Debtors rush to file bankruptcy before laws tighten

Rushing to beat an October deadline when the biggest overhaul of the bankruptcy law in a quarter century goes into effect, rising numbers of Americans have filed for protection in the four months since the law was changed, seeking to have their debts erased.

Under the revised law, debtors who earn more than the median income in their state and who can repay at least $6,000 of their debt over five years will no longer be able to have their debts wiped out for a fresh start.

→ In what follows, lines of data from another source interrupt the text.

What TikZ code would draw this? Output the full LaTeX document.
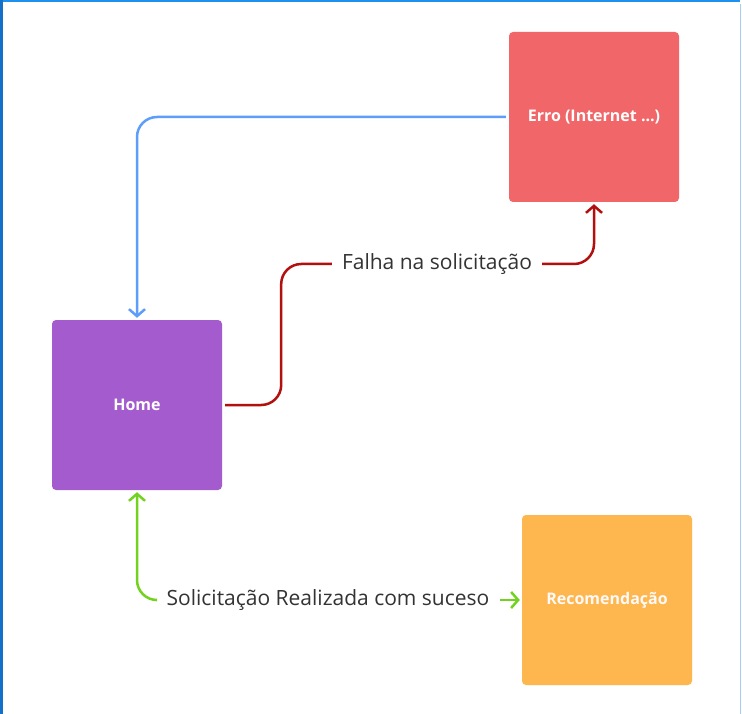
\documentclass[tikz,border=0pt]{standalone}
\usepackage{fontspec}
\setmainfont{Open Sans}
\usepackage{xcolor}
\usetikzlibrary{arrows.meta,positioning}
\definecolor{erroCor}{HTML}{F16769}
\definecolor{homeCor}{HTML}{A45BCE}
\definecolor{recCor}{HTML}{FEB74E}
\definecolor{azulLinha}{HTML}{5C9EFA}
\definecolor{vermLinha}{HTML}{B20F0F}
\definecolor{verdeLinha}{HTML}{73D21E}
\definecolor{cinzaTexto}{HTML}{333333}
\definecolor{molduraTopo}{HTML}{1E90EE}
\definecolor{molduraEsq}{HTML}{1470C8}
\definecolor{molduraDir}{HTML}{A8CFF2}
\tikzstyle{tela}=[rectangle, rounded corners=4pt, minimum width=170pt, minimum height=170pt, inner sep=0pt, font=\bfseries\fontsize{16}{19}\selectfont, text=white]
\tikzstyle{fluxo}=[line width=2.5pt, rounded corners=20pt]
\tikzstyle{ponta}=[-{Straight Barb[length=7pt,width=16pt,line width=2.5pt]}]
\tikzstyle{rotulo}=[inner xsep=10pt, inner ysep=4pt, font=\fontsize{21}{25}\selectfont, text=cinzaTexto]

\begin{document}
\begin{tikzpicture}[x=1pt,y=-1pt]
\fill[white] (0,0) rectangle (742,714);
\useasboundingbox (0,0) rectangle (742,714);
% moldura
\fill[molduraTopo] (0,0) rectangle (740,2.5);
\fill[molduraEsq] (0,0) rectangle (2.5,714);
\fill[molduraDir] (740,4) rectangle (741,714);
% telas
\node[tela, fill=erroCor] (erro) at (594,117) {Erro (Internet ...)};
\node[tela, fill=homeCor] (home) at (137,405) {Home};
\node[tela, fill=recCor, text=white!90!pink] (rec) at (607,600) {Recomendação};
% rotulos
\node[rotulo] (falha) at (437,264) {Falha na solicitação};
\node[rotulo] (sucesso) at (328,600) {Solicitação Realizada com suceso};
% ligacoes
\draw[fluxo, ponta, azulLinha, shorten <=3pt, shorten >=2pt] (erro.west) -| (home.north);
\draw[fluxo, vermLinha, shorten <=3pt] (home.east) -- ++(59,0) |- (falha.west);
\draw[fluxo, ponta, vermLinha, shorten >=2pt] (falha.east) -| (erro.south);
\draw[fluxo, ponta, verdeLinha, shorten >=2pt] (sucesso.west) -| (home.south);
\draw[fluxo, ponta, verdeLinha, shorten >=2pt] (sucesso.east) -- (rec.west);
\end{tikzpicture}
\end{document}
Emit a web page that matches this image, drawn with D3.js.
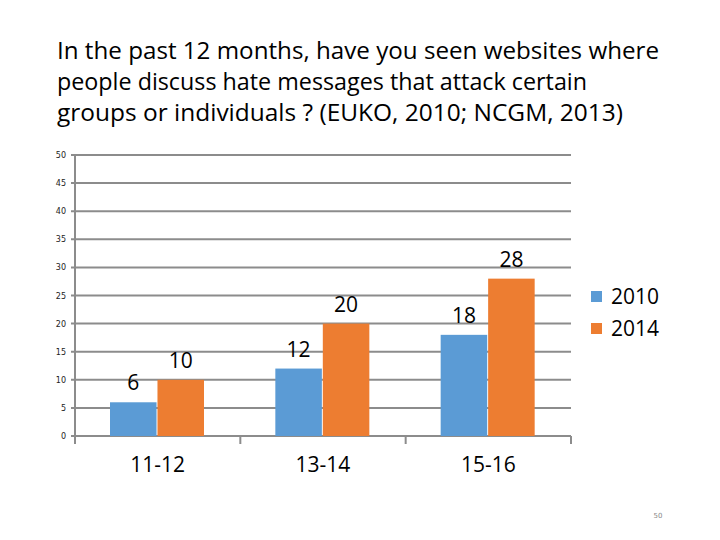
<!DOCTYPE html>
<html><head><meta charset="utf-8">
<script src="https://cdn.jsdelivr.net/npm/d3@7"></script>
<style>body{margin:0;background:#fff}svg{display:block}</style>
</head><body>
<svg id="c" width="720" height="540"></svg>
<script>
const titleLines = ["In the past 12 months, have you seen websites where","people discuss hate messages that attack certain","groups or individuals ? (EUKO, 2010; NCGM, 2013)"];
const categories = ["11-12","13-14","15-16"];
const seriesNames = ["2010","2014"];
const values2010 = [6,12,18];
const values2014 = [10,20,28];
const yTicks = [0,5,10,15,20,25,30,35,40,45,50];
const colors = ["#5B9BD5","#ED7D31"];

const svg = d3.select("#c");
const font = "Liberation Sans Narrow, 'Open Sans', Arial, sans-serif";

// title
const titleW = [602, 530, 566];
titleLines.forEach((t,i)=>{
  svg.append("text").attr("x",57).attr("y",59+i*31).attr("font-family","'Open Sans', sans-serif")
    .attr("font-size",23).attr("fill","#000").attr("textLength",titleW[i]).attr("lengthAdjust","spacingAndGlyphs").text(t);
});

const x0 = d3.scaleBand().domain(categories).range([75,571]).paddingInner(0).paddingOuter(0);
const x1 = d3.scaleBand().domain(seriesNames).range([35,129]).paddingInner(0.02);
const y = d3.scaleLinear().domain([0,50]).range([436,155]);

// gridlines
svg.append("g").selectAll("line").data(yTicks).join("line")
  .attr("x1",71).attr("x2",571).attr("y1",d=>y(d)).attr("y2",d=>y(d))
  .attr("stroke","#8c8c8c").attr("stroke-width",2);
// y axis
svg.append("line").attr("x1",75).attr("x2",75).attr("y1",y(50)).attr("y2",444).attr("stroke","#8c8c8c").attr("stroke-width",2);
// category tick marks
svg.append("g").selectAll("line").data(categories.slice(1).concat(["end"])).join("line")
  .attr("x1",(d,i)=>i<2?x0(d):571).attr("x2",(d,i)=>i<2?x0(d):571)
  .attr("y1",436).attr("y2",444).attr("stroke","#8c8c8c").attr("stroke-width",2);

// y tick labels
svg.append("g").selectAll("text").data(yTicks).join("text")
  .attr("x",66).attr("y",d=>y(d)+3).attr("text-anchor","end")
  .attr("font-family","'DejaVu Sans', sans-serif").attr("font-size",8).attr("fill","#222").text(d=>d);

const series = [values2010, values2014];
const data = [];
categories.forEach((c,i)=>series.forEach((s,j)=>data.push({c, k:seriesNames[j], v:s[i], j})));

svg.append("g").selectAll("rect").data(data).join("rect")
  .attr("x",d=>x0(d.c)+x1(d.k)).attr("width",x1.bandwidth())
  .attr("y",d=>y(d.v)).attr("height",d=>y(0)-y(d.v)).attr("fill",d=>colors[d.j]);

svg.append("g").selectAll("text").data(data).join("text")
  .attr("x",d=>x0(d.c)+x1(d.k)+x1.bandwidth()/2).attr("y",d=>y(d.v)-12)
  .attr("text-anchor","middle").attr("font-family",font).attr("font-size",21).attr("fill","#000").text(d=>d.v);

// category labels
svg.append("g").selectAll("text").data(categories).join("text")
  .attr("x",d=>x0(d)+x0.bandwidth()/2).attr("y",472).attr("text-anchor","middle")
  .attr("font-family",font).attr("font-size",21).attr("fill","#000").text(d=>d);

// legend
const lg = svg.append("g").selectAll("g").data(seriesNames).join("g")
  .attr("transform",(d,i)=>`translate(591,${291+i*32})`);
lg.append("rect").attr("width",11).attr("height",11).attr("fill",(d,i)=>colors[i]);
lg.append("text").attr("x",20).attr("y",13).attr("font-family",font).attr("font-size",21).attr("fill","#000").text(d=>d);

// page number
svg.append("text").attr("x",658).attr("y",518).attr("text-anchor","middle").attr("font-family","'DejaVu Sans', sans-serif")
  .attr("font-size",7).attr("fill","#888").text("50");
</script>
</body></html>
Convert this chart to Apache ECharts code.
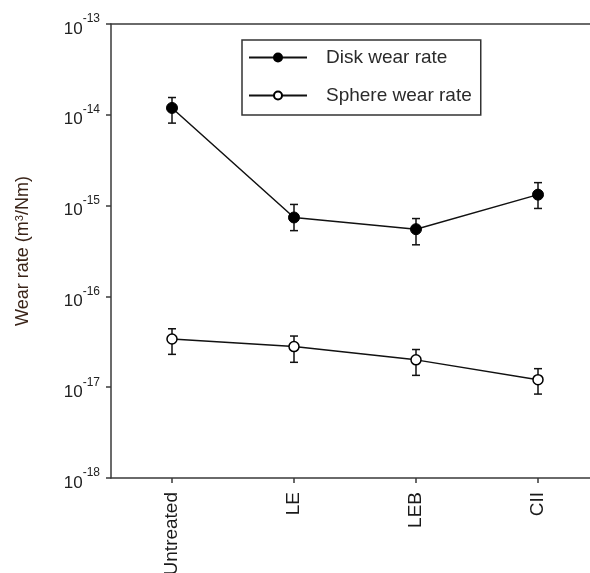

So, if you earn over the median income and can pay $100 a month, you can no longer file a BK, no matter how crushing your debt load is. Sure, people should pay back what they borrow, but what if, say, the breadwinner in a family dies or can’t work? These news laws allow no flexibility.

Instead, they will have to seek protection under Chapter 13, which requires a repayment schedule.

Which might well mean no way out. Most bankruptcies are due to medical expenses or job loss (not people gaming the system) so under these onerous new laws, debtors could pay forever, maybe not even keeping up with the interest charges, much less the principal.

Plus, these new laws give credit card companies billions in new profits by allowing them to raise interest rates to loan shark levels of 25-30% while it simultaneously insures consumers have few workable options. How cosy. The rich get richer, the poor and middle class get shafted.